Issue (i): whether income from direct sale of CBU cars by the foreign assessee to Indian customers was taxable in India under section 9(1)(i) and whether MBIL/DCIL constituted a permanent establishment under Article 5(2) of the India-Germany DTAA.
Analysis: The sales of CBU cars were found to be effected outside India on principal-to-principal terms, with delivery and payment occurring outside India. No activity giving rise to business connection or income attribution in India was established. On the PE question, the Tribunal applied its earlier view on identical facts and held that the Indian entity performed only auxiliary or preparatory communication functions, lacked authority to conclude contracts, and did not carry on activities from which profits could be attributed to the foreign assessee. The treaty provisions on permanent establishment and attribution of profits therefore did not assist the Revenue.
Conclusion: The issue was decided in favour of the assessee and against the Revenue.
Issue (ii): whether the estimated addition on account of software rights royalty/fees could be sustained.
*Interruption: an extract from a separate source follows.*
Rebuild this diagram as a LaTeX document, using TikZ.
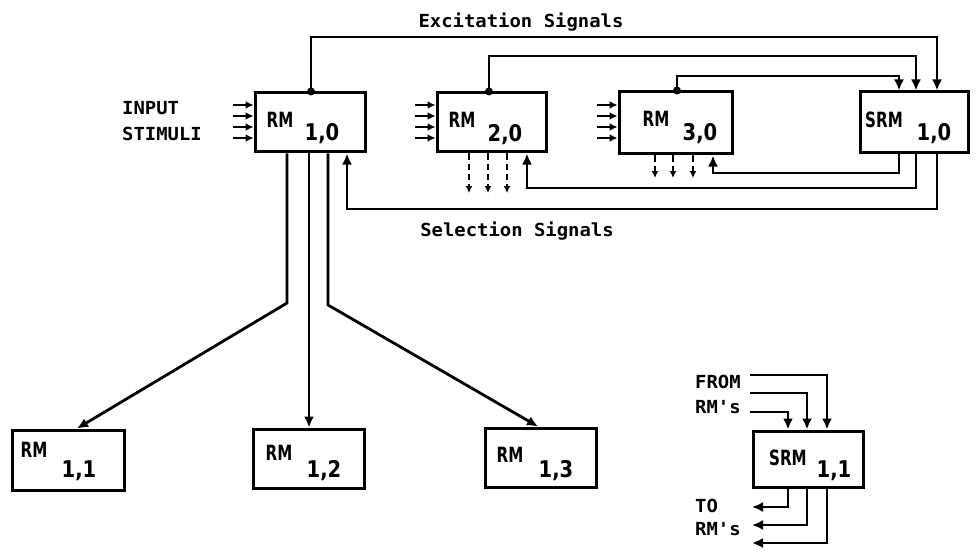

Analysis: The addition was based on an ad hoc estimate, while the assessee produced material suggesting that no payment had in fact been made for software rights during the relevant year. Since this evidence had not been examined by the Assessing Officer, the matter required factual verification. The Tribunal therefore found it appropriate to remit the issue for fresh consideration with opportunity to both sides.
Conclusion: The addition was set aside and the issue was remanded to the Assessing Officer.
Issue (iii): whether interest under section 234B was chargeable on the non-resident assessee where tax was deductible at source.
Analysis: The Tribunal followed its earlier decision, which in turn applied the principle that where the payer was obliged to deduct tax at source, the corresponding income was outside the assessee's advance-tax liability to the extent covered by the TDS provisions. The Revenue's objection was rejected on the footing that the statutory TDS mechanism displaced the advance-tax demand in such circumstances.
Conclusion: The issue was decided in favour of the assessee and against the Revenue.
Issue (iv): whether penalty under section 271(1)(c) could survive after deletion of the corresponding quantum addition.
Analysis: The foundation of the penalty was the very addition that had already been deleted in the quantum proceedings. Once the underlying addition ceased to exist, the penalty could not stand independently.
Conclusion: The penalty was rightly cancelled and the Revenue's challenge failed.
Final Conclusion: The common order substantially upheld the assessee's tax position on business connection, permanent establishment, interest, and penalty, while sending back only the software-rights addition for fresh adjudication.
Ratio Decidendi: Income from offshore or outside-India sales is not taxable in India absent a real business connection or attributable PE activities in India, and where tax is deductible at source the corresponding amount does not attract advance-tax interest in the hands of the non-resident recipient to that extent.